A direção de John Krasinski mantém a solidez do primeiro longa, sem adições de destaque. Tecnicamente, seu filme é tão bom quanto o primeiro. No visual, a caracterização das personagens é bastante verossímil. Elas andam descalças, portanto seus pés estão sujos – no caso de Evelyn, um pé está com curativo, referência a uma cena da obra de 2018, cena que é repetida (com pequenas diferenças, mas o mesmo funcionamento), porém sem o mesmo impacto agora. Suas roupas também estão sujas, já que não há tempo para luxos como banho e limpeza.
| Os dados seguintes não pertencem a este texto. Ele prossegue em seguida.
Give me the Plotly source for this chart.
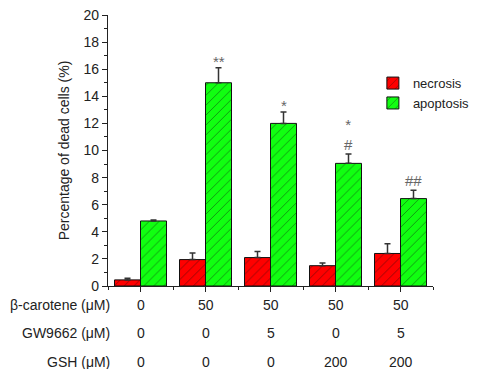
import plotly.graph_objects as go

groups = [0, 1, 2, 3, 4]
necrosis = [0.45, 1.95, 2.1, 1.5, 2.4]
necrosis_err = [0.12, 0.48, 0.45, 0.2, 0.72]
apoptosis = [4.8, 15.0, 12.0, 9.05, 6.45]
apoptosis_err = [0.08, 1.1, 0.85, 0.7, 0.62]
# significance marks above the apoptosis bars
sig_labels = ["", "**", "*", "*<br>#", "##"]

row_names = ["β-carotene (μM)", "GW9662 (μM)", "GSH (μM)"]
beta_carotene = ["0", "50", "50", "50", "50"]
gw9662 = ["0", "0", "5", "0", "5"]
gsh = ["0", "0", "0", "200", "200"]
rows = [beta_carotene, gw9662, gsh]

FONT = "Liberation Sans, Arial, sans-serif"

fig = go.Figure()
fig.add_trace(go.Bar(
    x=groups, y=necrosis, name="necrosis",
    marker=dict(color="#ff0000", line=dict(color="#111", width=1),
                pattern=dict(shape="/", fgcolor="#111", size=7, solidity=0.12)),
    error_y=dict(type="data", array=necrosis_err, arrayminus=[0]*5, symmetric=False,
                 color="#333", thickness=1.5, width=3),
))
fig.add_trace(go.Bar(
    x=groups, y=apoptosis, name="apoptosis",
    marker=dict(color="#11ff11", line=dict(color="#111", width=1),
                pattern=dict(shape="/", fgcolor="#111", size=7, solidity=0.12)),
    error_y=dict(type="data", array=apoptosis_err, arrayminus=[0]*5, symmetric=False,
                 color="#333", thickness=1.5, width=3),
))

annotations = []
for g, lab, v, e in zip(groups, sig_labels, apoptosis, apoptosis_err):
    if lab:
        annotations.append(dict(x=g + 0.2, y=v + e, xref="x", yref="y", text=lab,
                                showarrow=False, yanchor="bottom",
                                yshift=-1 if lab.endswith("#") else -4,
                                font=dict(family=FONT, size=15, color="#666")))

row_y = [-0.07, -0.173, -0.28]
for name, vals, ry in zip(row_names, rows, row_y):
    annotations.append(dict(x=0, y=ry, xref="paper", yref="paper", text=name,
                            showarrow=False, xanchor="right", yanchor="middle", xshift=4,
                            font=dict(family=FONT, size=14, color="#222")))
    for g, v in zip(groups, vals):
        annotations.append(dict(x=g, y=ry, xref="x", yref="paper", text=v,
                                showarrow=False, xanchor="center", yanchor="middle",
                                font=dict(family=FONT, size=14, color="#222")))

# page adds an 8px body margin on every side: size the figure so the page is 490x377
fig.update_layout(
    width=474, height=361,
    margin=dict(l=100, r=42, t=7, b=83),
    plot_bgcolor="white", paper_bgcolor="white",
    barmode="group", bargap=0.2, bargroupgap=0,
    font=dict(family=FONT, size=13, color="#222"),
    showlegend=True,
    legend=dict(x=0.815, y=0.804, xanchor="left", yanchor="top",
                font=dict(family=FONT, size=13, color="#222"),
                bgcolor="rgba(0,0,0,0)", tracegroupgap=0),
    annotations=annotations,
    xaxis=dict(range=[-0.5, 4.5], tickvals=groups, ticktext=[""]*5, automargin=False,
               showline=True, linecolor="#222", linewidth=1.2,
               ticks="outside", ticklen=5, tickcolor="#222",
               minor=dict(tick0=0.5, dtick=1, ticks="outside", ticklen=3, tickcolor="#222"),
               showgrid=False, zeroline=False),
    yaxis=dict(range=[0, 20], dtick=2, showline=True, linecolor="#222", linewidth=1.2,
               automargin=False, ticklabeloverflow="allow",
               ticks="outside", ticklen=5, tickcolor="#222",
               minor=dict(dtick=1, ticks="outside", ticklen=3, tickcolor="#222"),
               showgrid=False, zeroline=False,
               tickfont=dict(family=FONT, size=14, color="#222"),
               title=dict(text="Percentage of dead cells (%)", standoff=10,
                          font=dict(family=FONT, size=14, color="#222"))),
)

fig.write_html("out.html")
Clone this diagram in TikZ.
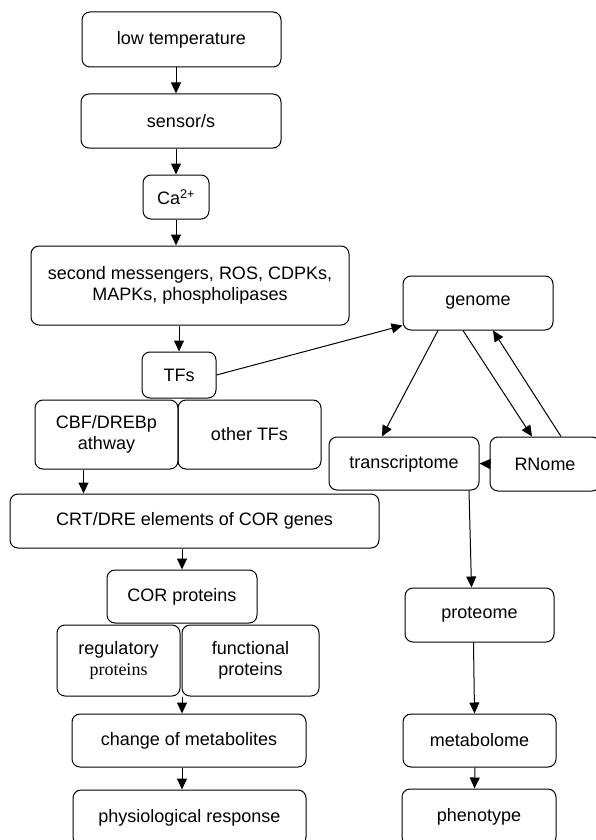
\documentclass[tikz,border=0pt]{standalone}
\usepackage{fontspec}
\setmainfont{Liberation Sans}
\newfontfamily\timesface{Liberation Serif}
\usetikzlibrary{arrows.meta}

\begin{document}
\begin{tikzpicture}[x = 1pt, y = -1pt, line width = 1pt,
	box/.style = {draw, rounded corners = 8pt, align = center, inner sep = 2pt, font = \fontsize{18}{21.5}\selectfont},
	every edge/.style = {draw, -{Triangle[length = 11pt, width = 10pt]}}]
	\useasboundingbox (0,0) rectangle (595,840);
	\path
	(181.5,39.5) node[box, minimum width = 199pt, minimum height = 55pt](lowtemp){low temperature}
	(181,121) node[box, minimum width = 200pt, minimum height = 54pt](sensor){sensor/s}
	(176,197) node[box, minimum width = 66pt, minimum height = 44pt](ca){Ca\textsuperscript{2+}}
	(190,285.5) node[box, minimum width = 318pt, minimum height = 79pt](second){second messengers, ROS, CDPKs,\\MAPKs, phospholipases}
	(179,375) node[box, minimum width = 74pt, minimum height = 46pt](tfs){TFs}
	(106.5,434.5) node[box, minimum width = 143pt, minimum height = 69pt](cbf){CBF/DREBp\\athway}
	(249.5,434.5) node[box, minimum width = 143pt, minimum height = 69pt](othertfs){other TFs}
	(194.5,521) node[box, minimum width = 369pt, minimum height = 54pt](crt){CRT/DRE elements of COR genes}
	(182,596.5) node[box, minimum width = 150pt, minimum height = 53pt](cor){COR proteins}
	(118.5,660.5) node[box, minimum width = 123pt, minimum height = 71pt](regprot){regulatory\\{\timesface proteins}}
	(250.5,660.5) node[box, minimum width = 137pt, minimum height = 71pt](funcprot){functional\\proteins}
	(189,740.5) node[box, minimum width = 234pt, minimum height = 53pt](change){change of metabolites}
	(189.5,817.5) node[box, minimum width = 233pt, minimum height = 55pt](physio){physiological response}
	(478,303) node[box, minimum width = 150pt, minimum height = 54pt](genome){genome}
	(404,463.5) node[box, minimum width = 150pt, minimum height = 53pt](transcr){transcriptome}
	(545,464) node[box, minimum width = 110pt, minimum height = 54pt](rnome){RNome}
	(479.5,615) node[box, minimum width = 149pt, minimum height = 54pt](proteome){proteome}
	(479.5,740.5) node[box, minimum width = 153pt, minimum height = 53pt](metabolome){metabolome}
	(479,817) node[box, minimum width = 154pt, minimum height = 56pt](phenotype){phenotype}
	;
	\path
	(lowtemp.south -| ca) edge (sensor.north -| ca)
	(sensor.south -| ca) edge (ca.north)
	(ca.south) edge (second.north -| ca)
	(second.south -| tfs) edge (tfs.north)
	(tfs.east) edge ([yshift = 5pt]genome.south west)
	([xshift = -23pt]cbf.south) edge ([xshift = -23pt]cbf.south |- crt.north)
	(crt.south -| cor) edge (cor.north)
	(cor.south |- regprot.south) edge (cor.south |- change.north)
	(change.south -| cor) edge (physio.north -| cor)
	([xshift = -40pt]genome.south) edge ([xshift = -22pt]transcr.north)
	([xshift = -15pt]genome.south) edge ([xshift = -13pt]rnome.north)
	([xshift = 16pt]rnome.north) edge ([xshift = 15pt]genome.south)
	(rnome.west) edge (transcr.east)
	([xshift = 65pt]transcr.south) edge ([xshift = -8pt]proteome.north)
	([xshift = -6pt]proteome.south) edge ([xshift = -5pt]metabolome.north)
	([xshift = -4.5pt]metabolome.south) edge ([xshift = -4.5pt]phenotype.north)
	;
\end{tikzpicture}
\end{document}
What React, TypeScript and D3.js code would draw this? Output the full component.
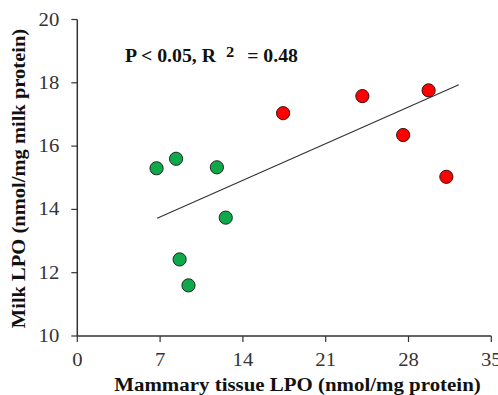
import React from 'react';
import * as d3 from 'd3';

// Mammary tissue LPO (x) vs milk LPO (y)
const greenX = [6.7, 8.35, 11.8, 8.65, 9.4, 12.55];
const greenY = [15.3, 15.6, 15.33, 12.42, 11.6, 13.74];
const redX = [17.4, 24.1, 29.7, 27.55, 31.2];
const redY = [17.04, 17.58, 17.76, 16.35, 15.03];

// fitted trend line endpoints
const trendX = [6.75, 32.25];
const trendY = [13.72, 17.94];

const xTicks = [0, 7, 14, 21, 28, 35];
const yTicks = [10, 12, 14, 16, 18, 20];

const W = 498;
const H = 395;
const margin = { top: 19.5, right: 6.7, bottom: 59, left: 77.3 };
const font = "'Liberation Serif'";
const axisColor = '#333';

// text with a slight horizontal stretch, like the source image
const Txt = ({ x, y, sx = 1.15, rotate = 0, anchor = 'start', size, bold = false, fill = '#111', children }: any) => (
  <g transform={`translate(${x},${y}) rotate(${rotate}) scale(${sx},1)`}>
    <text textAnchor={anchor} fontSize={size} fontWeight={bold ? 'bold' : 'normal'} fill={fill}
      style={{ fontFamily: font }}>{children}</text>
  </g>
);

const App = () => {
  const x = d3.scaleLinear().domain([0, 35]).range([margin.left, W - margin.right]);
  const y = d3.scaleLinear().domain([10, 20]).range([H - margin.bottom, margin.top]);

  const green = greenX.map((v, i) => ({ x: v, y: greenY[i] }));
  const red = redX.map((v, i) => ({ x: v, y: redY[i] }));
  const trend = trendX.map((v, i) => [v, trendY[i]] as [number, number]);

  const line = d3.line<[number, number]>()
    .x(d => x(d[0]))
    .y(d => y(d[1]));

  const x0 = x(0);
  const y0 = y(10);

  return (
    <svg width={W} height={H} style={{ position: 'absolute', left: 0, top: 0, background: '#fff' }}>
      {/* axes */}
      <line x1={x0} x2={x(35)} y1={y0} y2={y0} stroke={axisColor} strokeWidth={1.5} />
      <line x1={x0} x2={x0} y1={y0} y2={y(20)} stroke={axisColor} strokeWidth={1.5} />
      {xTicks.map(t => (
        <g key={'x' + t}>
          <line x1={x(t)} x2={x(t)} y1={y0} y2={y0 + 6} stroke={axisColor} strokeWidth={1.2} />
          <Txt x={x(t)} y={y0 + 30} anchor="middle" size={18} fill="#333">{t}</Txt>
        </g>
      ))}
      {yTicks.map(t => (
        <g key={'y' + t}>
          <line x1={x0 - 6} x2={x0} y1={y(t)} y2={y(t)} stroke={axisColor} strokeWidth={1.2} />
          <Txt x={x0 - 18} y={y(t) + 6} anchor="end" size={18} fill="#333">{t}</Txt>
        </g>
      ))}

      {/* trend line */}
      <path d={line(trend) || ''} fill="none" stroke="#333" strokeWidth={1.2} />

      {/* points */}
      {green.map((d, i) => (
        <circle key={'g' + i} cx={x(d.x)} cy={y(d.y)} r={6.6} fill="#0fa84b" stroke="#1e2a1e" strokeWidth={1} />
      ))}
      {red.map((d, i) => (
        <circle key={'r' + i} cx={x(d.x)} cy={y(d.y)} r={6.6} fill="#ff0000" stroke="#3a1010" strokeWidth={1} />
      ))}

      {/* annotation */}
      <Txt x={125} y={62} size={18} sx={1.1} bold>P &lt; 0.05, R</Txt>
      <Txt x={226} y={57} size={15} sx={1.1} bold>2</Txt>
      <Txt x={298} y={62} size={18} sx={1.1} bold anchor="end">= 0.48</Txt>

      {/* axis titles */}
      <Txt x={297.5} y={391} sx={1.1} anchor="middle" size={19} bold>Mammary tissue LPO (nmol/mg protein)</Txt>
      <Txt x={25} y={178.5} sx={1.14} rotate={-90} anchor="middle" size={18} bold>Milk LPO (nmol/mg milk protein)</Txt>
    </svg>
  );
};

export default App;
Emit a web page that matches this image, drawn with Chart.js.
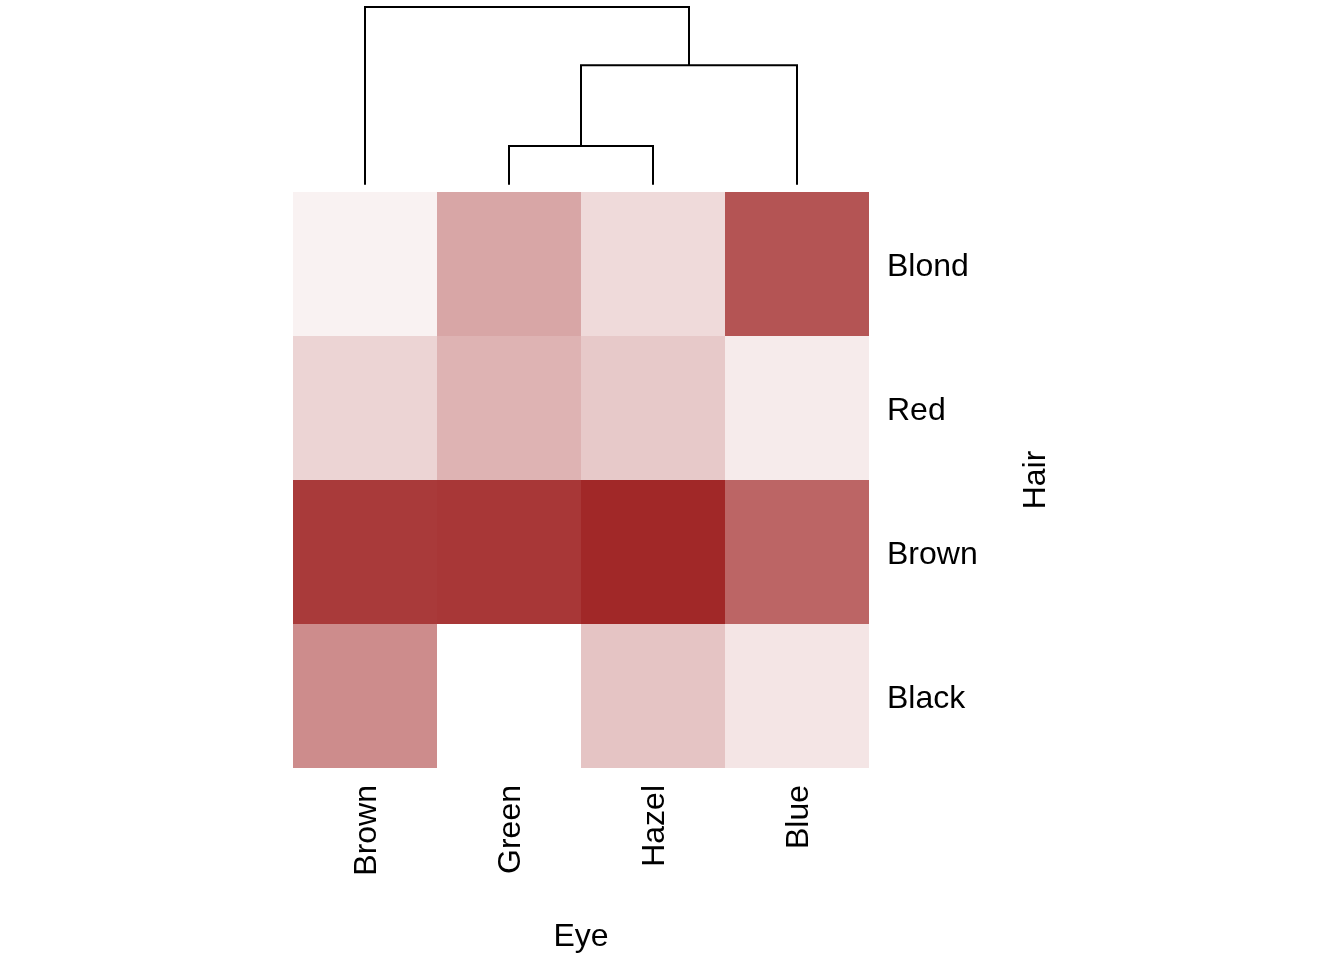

Os cenários são variados, sempre prevalecendo uma paleta de cores escurecidas para transmitir a sensação de degradação e (pelo) abandono.

Novamente, o som é o que mais chama a atenção, contudo a ausência de originalidade reduz o brilho do design de som. O trabalho não é ruim, mas não traz nenhuma novidade. A trilha musical instrumental é muito boa e a canção “Beyond the sea” traduz uma forma sagaz do emprego de uma música para fins narrativos. O esmero na mixagem de som é notório, sobretudo quando os ruídos (ou sua ausência) saem da subjetividade diegética e passam para o espectador – é o que ocorre, por exemplo, quando Regan coloca fones de ouvido em Marcus, ou quando ela fica sem seu aparelho auditivo.

A montagem é outro quesito técnico que ratifica o bom trabalho de Krasinski na direção. O clímax tem uma ascensão rítmica tão boa que, associada à montagem paralela, elastece a tensão que as cenas isoladas já teriam. Por outro lado, no roteiro o cineasta deixa a desejar – fato já percebido na primeira parte. É verdade que seu filme não dá muita folga para as personagens, sendo carregado de ação e suspense, mas não é menos verdade que a ousadia do primeiro (ao matar Lee) não marca presença. De certa forma, até mesmo o maior clichê do terror, a separação das personagens (que, juntas, seriam mais fortes), é usada como ferramenta narrativa (o que a montagem, como dito, aproveita como uma virtude do filme).

O longo prólogo do filme serve a um propósito claro – fornecendo uma resposta a uma pergunta que jamais foi formulada -, mas encanta pela adrenalina injetada. A sequência talvez seja longa demais, porém funciona adequadamente como recapitulação, ambientação e apavoramento. No que se refere ao medo, o melhor trabalho em cena é o de Noah Jupe, mostrando que o temor (a contração do corpo) de uma bola não se compara ao pânico (expressão de pavor, olhos esbugalhados etc.) do enfrentamento do risco de morte. Millicent Simmonds está em seu oposto em termos de atitude (a coragem mostrada no primeiro filme é potencializada aqui), colocando Regan em posição protagonista (e ela está ainda melhor que antes). Emily Blunt tem participação discreta quando comparada às crianças, o papel de Evelyn é bem menos desafiador que em 2018. Cillian Murphy aparece distante da elegância da maioria de seus papéis, a ambiguidade de Emmett é promissora, mas decepcionante quando se percebe que ele é ofuscado pela criança com quem contracena.

De todo modo, “Um lugar silencioso – parte II” é uma produção de 2020, planejada para ser lançada nos cinemas naquele ano, mas que estreia apenas em 2021 em razão do fechamento prolongado dos cinemas por força da pandemia de covid-19. A pandemia fez com que estabelecimentos de aglomeração de pessoas fechassem e fez com que multidões ficassem em suas casas para não correr o risco de contrair o coronavírus. Em 2018, quando lançada a primeira parte, uma restrição sonora imposta às personagens para sua sobrevivência parecia muito além do razoável. Em 2021, após uma experiência (por parte do público) de restrição de certas liberdades também pela sobrevivência, a segunda parte parece menos surreal (inclusive pelo atraso da estreia, uma triste rima entre ficção e realidade). No filme, a limitação de liberdades por um bem maior (a vida) é algo óbvio. Na vida real, lamentavelmente, nem tanto.